Associação de Bioética pede critérios claros para internar doentes nos Cuidados Intensivos

Presidente da Associação Portuguesa de Bioética (APB), Rui Nunes, defende a existência de um quadro ético bem definido para a priorização do socorro a doentes nos Cuidados Intensivos.

Associação de Bioética pede critérios claros para internar doentes nos Cuidados Intensivos

Para «fazer face a uma procura acima das capacidades do País», Rui Nunes exige critérios claros para internar doentes com Covid-19 nos Cuidados Intensivos. «É urgente antecipar a possibilidade de o Serviço Nacional de Saúde (SNS) não conseguir dar resposta atempada a todos os doentes infetados pela COVID-19 que necessitem de ser internados nas unidades de Cuidados Intensivos», sustenta. Segundo o presidente da Associação Portuguesa de Bioética, «importa que exista um quadro bem definido de priorização ética, caso se verifique escassez de recursos neste domínio, ou se verifique uma procura desproporcionada de acesso a cuidados intensivos face à oferta existente durante um período concreto e específico».

Presidente da Associação de Bioética recomenda 5 critérios

Em comunicado, o presidente da Associação Portuguesa de Bioética recomenda que sejam considerados os seguintes critérios éticos de priorização na admissão de cuidados intensivos.

1. Respeito pelo valor intrínseco da pessoa humana, pela sua dignidade e direitos fundamentais. O que implica:
a) Valorização do paciente como um todo, e não a doença de forma isolada, incluindo a perceção de gravidade por parte do médico e a gestão global dos recursos disponíveis;
b) Igualdade e não discriminação em razão de qualquer característica arbitrária, como a nacionalidade, o género, a etnia, ou a idade cronológica (a idade por si só não deve ser, em caso algum, o único elemento a considerar nas estratégias de priorização);
c) Respeito pela vontade previamente manifestada através de uma Diretiva Antecipada de Vontade (Testamento Vital ou Procurador de Cuidados de Saúde) sendo recomendável a consulta ao RENTEV.

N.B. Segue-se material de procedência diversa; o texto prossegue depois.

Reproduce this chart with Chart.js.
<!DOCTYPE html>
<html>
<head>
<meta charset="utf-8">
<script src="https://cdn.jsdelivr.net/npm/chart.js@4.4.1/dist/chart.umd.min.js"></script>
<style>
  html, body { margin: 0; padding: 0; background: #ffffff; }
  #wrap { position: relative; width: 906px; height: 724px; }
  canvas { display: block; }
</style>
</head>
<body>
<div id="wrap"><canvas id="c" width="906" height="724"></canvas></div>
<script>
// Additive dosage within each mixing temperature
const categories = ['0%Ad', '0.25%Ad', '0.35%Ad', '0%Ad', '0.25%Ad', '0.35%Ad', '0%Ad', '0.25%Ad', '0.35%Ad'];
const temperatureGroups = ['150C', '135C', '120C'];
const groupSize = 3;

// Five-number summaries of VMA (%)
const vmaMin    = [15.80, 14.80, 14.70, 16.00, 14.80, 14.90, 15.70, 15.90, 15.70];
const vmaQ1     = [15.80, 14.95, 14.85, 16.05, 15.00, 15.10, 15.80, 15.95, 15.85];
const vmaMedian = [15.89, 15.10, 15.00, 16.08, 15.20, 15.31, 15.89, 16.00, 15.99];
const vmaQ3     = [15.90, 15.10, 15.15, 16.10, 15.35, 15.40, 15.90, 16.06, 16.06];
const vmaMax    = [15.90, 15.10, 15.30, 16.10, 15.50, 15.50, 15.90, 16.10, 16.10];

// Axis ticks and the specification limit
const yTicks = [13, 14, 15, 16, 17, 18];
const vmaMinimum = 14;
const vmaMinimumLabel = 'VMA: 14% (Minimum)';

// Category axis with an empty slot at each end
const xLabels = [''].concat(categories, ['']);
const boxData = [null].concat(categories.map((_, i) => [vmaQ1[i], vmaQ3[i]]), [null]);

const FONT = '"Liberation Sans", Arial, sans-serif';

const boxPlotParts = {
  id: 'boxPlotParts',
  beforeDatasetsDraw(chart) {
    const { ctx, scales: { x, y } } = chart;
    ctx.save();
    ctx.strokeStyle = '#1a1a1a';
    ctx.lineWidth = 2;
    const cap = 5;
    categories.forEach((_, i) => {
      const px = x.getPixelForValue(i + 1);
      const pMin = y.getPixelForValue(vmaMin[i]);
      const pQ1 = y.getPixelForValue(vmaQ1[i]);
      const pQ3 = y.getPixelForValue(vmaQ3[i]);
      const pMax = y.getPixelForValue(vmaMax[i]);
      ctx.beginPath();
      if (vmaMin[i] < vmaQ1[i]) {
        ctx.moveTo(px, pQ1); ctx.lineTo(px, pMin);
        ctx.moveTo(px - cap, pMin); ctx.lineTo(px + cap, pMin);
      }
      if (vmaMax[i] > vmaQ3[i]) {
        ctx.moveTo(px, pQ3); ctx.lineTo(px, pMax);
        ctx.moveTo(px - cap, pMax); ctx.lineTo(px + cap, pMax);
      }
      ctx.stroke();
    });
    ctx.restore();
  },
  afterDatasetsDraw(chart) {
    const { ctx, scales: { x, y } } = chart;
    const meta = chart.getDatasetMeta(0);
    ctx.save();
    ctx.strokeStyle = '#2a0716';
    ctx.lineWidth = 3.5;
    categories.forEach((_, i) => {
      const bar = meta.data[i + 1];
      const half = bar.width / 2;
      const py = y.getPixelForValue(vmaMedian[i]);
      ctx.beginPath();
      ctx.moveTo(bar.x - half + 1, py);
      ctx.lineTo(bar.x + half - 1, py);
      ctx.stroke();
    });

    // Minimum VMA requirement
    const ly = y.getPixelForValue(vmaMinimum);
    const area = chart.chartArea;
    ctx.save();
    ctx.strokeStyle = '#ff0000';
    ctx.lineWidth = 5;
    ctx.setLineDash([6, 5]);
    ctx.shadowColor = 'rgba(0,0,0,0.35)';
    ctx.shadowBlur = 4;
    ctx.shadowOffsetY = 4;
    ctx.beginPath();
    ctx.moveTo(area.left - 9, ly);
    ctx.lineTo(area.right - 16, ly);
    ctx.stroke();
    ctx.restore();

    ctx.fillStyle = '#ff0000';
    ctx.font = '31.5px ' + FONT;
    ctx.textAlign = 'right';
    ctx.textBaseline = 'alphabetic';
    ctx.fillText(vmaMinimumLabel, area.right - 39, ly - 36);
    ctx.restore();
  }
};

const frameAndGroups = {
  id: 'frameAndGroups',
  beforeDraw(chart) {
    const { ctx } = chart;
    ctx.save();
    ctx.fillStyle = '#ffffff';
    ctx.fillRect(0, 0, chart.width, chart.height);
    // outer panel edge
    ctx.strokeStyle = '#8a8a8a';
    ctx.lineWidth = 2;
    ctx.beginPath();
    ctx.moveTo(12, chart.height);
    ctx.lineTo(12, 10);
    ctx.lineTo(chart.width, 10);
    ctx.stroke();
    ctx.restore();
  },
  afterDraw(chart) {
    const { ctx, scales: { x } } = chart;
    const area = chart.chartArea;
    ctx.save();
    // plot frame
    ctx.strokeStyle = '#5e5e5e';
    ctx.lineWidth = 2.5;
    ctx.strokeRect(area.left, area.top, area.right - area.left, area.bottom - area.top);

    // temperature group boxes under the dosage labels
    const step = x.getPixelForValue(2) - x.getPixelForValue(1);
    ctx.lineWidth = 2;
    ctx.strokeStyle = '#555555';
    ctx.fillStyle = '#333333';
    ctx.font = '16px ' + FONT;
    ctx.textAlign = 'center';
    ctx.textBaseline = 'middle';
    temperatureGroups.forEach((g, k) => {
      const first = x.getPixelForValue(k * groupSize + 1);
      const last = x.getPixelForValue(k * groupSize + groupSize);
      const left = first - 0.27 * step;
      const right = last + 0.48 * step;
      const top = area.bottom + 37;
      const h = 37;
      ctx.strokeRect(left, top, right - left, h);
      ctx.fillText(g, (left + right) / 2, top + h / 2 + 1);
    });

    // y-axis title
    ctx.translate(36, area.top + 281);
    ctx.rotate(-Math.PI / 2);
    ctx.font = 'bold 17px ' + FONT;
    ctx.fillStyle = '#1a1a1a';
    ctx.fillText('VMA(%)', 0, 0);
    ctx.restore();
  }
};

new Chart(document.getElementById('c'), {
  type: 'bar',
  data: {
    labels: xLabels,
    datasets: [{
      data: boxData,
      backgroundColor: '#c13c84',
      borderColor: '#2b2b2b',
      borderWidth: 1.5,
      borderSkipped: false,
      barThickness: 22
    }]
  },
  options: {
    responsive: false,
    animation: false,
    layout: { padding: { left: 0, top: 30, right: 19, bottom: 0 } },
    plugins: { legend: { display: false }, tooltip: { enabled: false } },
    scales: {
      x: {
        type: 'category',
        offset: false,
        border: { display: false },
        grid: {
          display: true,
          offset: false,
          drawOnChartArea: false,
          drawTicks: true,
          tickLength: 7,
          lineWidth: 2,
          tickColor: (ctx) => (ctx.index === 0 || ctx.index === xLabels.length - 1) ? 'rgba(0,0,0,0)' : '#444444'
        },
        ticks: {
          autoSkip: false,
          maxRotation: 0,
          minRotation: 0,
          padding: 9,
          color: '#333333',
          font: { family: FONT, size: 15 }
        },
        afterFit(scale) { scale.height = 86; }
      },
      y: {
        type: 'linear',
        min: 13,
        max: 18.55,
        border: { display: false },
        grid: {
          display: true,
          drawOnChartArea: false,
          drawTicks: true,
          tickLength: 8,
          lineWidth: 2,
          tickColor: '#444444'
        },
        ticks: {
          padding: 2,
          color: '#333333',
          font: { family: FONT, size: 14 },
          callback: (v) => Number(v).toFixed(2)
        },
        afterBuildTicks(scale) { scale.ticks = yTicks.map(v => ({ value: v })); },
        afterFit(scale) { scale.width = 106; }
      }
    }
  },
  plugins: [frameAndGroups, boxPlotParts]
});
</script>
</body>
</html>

2. Partilha do processo de tomada de decisões entre a equipa de saúde, o doente e a família, sendo de promover, entre todos, uma comunicação franca e transparente, dada a natureza extraordinária da situação.

3. Existência de critérios claros, explícitos e transparentes de priorização na admissão a cuidados intensivos:
a) Estes critérios devem ser consensuais, aprovados pelas associações profissionais representativas, e universalmente implementados em todo o território nacional, independentemente de se tratar de uma unidade do setor público, privado ou social;
b) Face a situações de escassez de recursos e à impossibilidade de admissão de todos os doentes que necessitem de cuidados intensivos, deve valorizar-se a maximização da sobrevivência até à alta hospitalar, a maximização do número de anos de vida salvados, ou a maximização das possibilidades de viver cada uma das etapas da vida;
c) Deve dar-se especial atenção a pacientes críticos e instáveis que necessitam de monitorização e tratamento intensivo que não possa ser proporcionado fora de uma Unidade de Cuidados Intensivos;
d) Deve ter-se em consideração o princípio do custo de oportunidade: admitir um paciente pode implicar negar a outro a admissão – evitar, portanto, como regra absoluta o critério “primeiro a chegar primeiro a admitir;
e) Ponderar, numa situação de absoluta escassez de recursos e equipamentos, a admissão de pessoas em que se preveja um benefício mínimo – tal como situações de fracasso multiorgânico estabelecido, risco de morte elevado calculado por escalas de gravidade, situações funcionais muito limitadas, ou condições de fragilidade muito avançada.
f) Aplicação destes critérios de um modo uniforme a todas as pessoas – e em todos os hospitais públicos, publicamente financiados, do setor privado ou social – e não de forma seletiva a doentes de idade ou com patologias crónicas.

4. Planeamento de ações de suporte psicológico aos doentes, familiares e profissionais, dado o impacto emocional e o distress moral de decisões éticas de elevada complexidade;

5. Acompanhamento da aplicação destes critérios pelas autoridades de saúde e entidades reguladoras, bem como supervisão do usufruto dos demais direitos dos doentes.

A definição destes critérios, assegura Rui Nunes, «irá facilitar a missão dos médicos num cenário de procura excessiva dos Cuidados Intensivos». «Os nossos profissionais de saúde já estão a lidar com elevados níveis de stress e exaustão, pelo que temos todos, profissionais, tutela e a própria Sociedade Civil, a responsabilidade de ajudar a facilitar a tomada de decisões num cenário de rutura», conclui o presidente da Associação Portuguesa de Bioética.